In essence, Katunda believes that the core issue preventing widespread adoption of crypto-tech (especially from a financial standpoint) across the region is a lack of perceived central control from many governments, which creates difficulties for authorities to oversee and mitigate bad practices. “However, many governments have announced that they are working on regulatory frameworks to emerge in the near future,” he closed out by saying.
Africa cannot be ignored any longer
Akin Jones, a partner at Gluwa Capital, an Africa-based investment fund focused exclusively on fintech lenders using blockchain technology, told Cointelegraph that Africa’s growing population and adoption of cryptocurrency mean that companies ignoring the continent are either not serious about the technology in the long term or have failed to realize the massive financial proposition currently in front of them.
In Jones’ view, Bitcoin could very well become legal tender across many African nations since most of these countries already find it quite hard to trade with each other because of constant currency fluctuations.

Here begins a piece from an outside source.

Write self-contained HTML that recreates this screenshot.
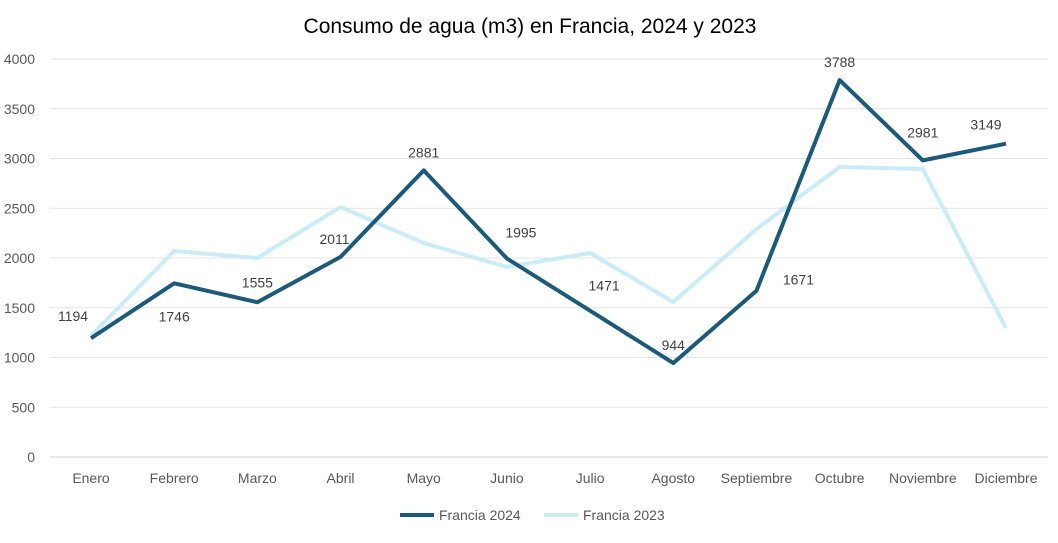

Talking about North Africa in particular, he further opined that since the region serves as a bridge between Europe and sub-Saharan Africa, it would make a lot of sense for fintech firms to consider making inroads there, adding:
“Identity management, land ownership and insurance are three key areas that could be improved on across North Africa which could help change the perception in the region. CBDCs [central bank digital currencies] could also help ease the acceptance of cryptocurrency in this regard.”
Thus, it will be interesting to see how things shape out for the continent from here on out, especially since many of the nations within the region are known to suffer from an extremely high level of red tape. With many governments fast realizing the potential that crypto and blockchain possess, however, it would not be surprising to see countries making way for more foreign investment from established firms operating within this rapidly maturing sector.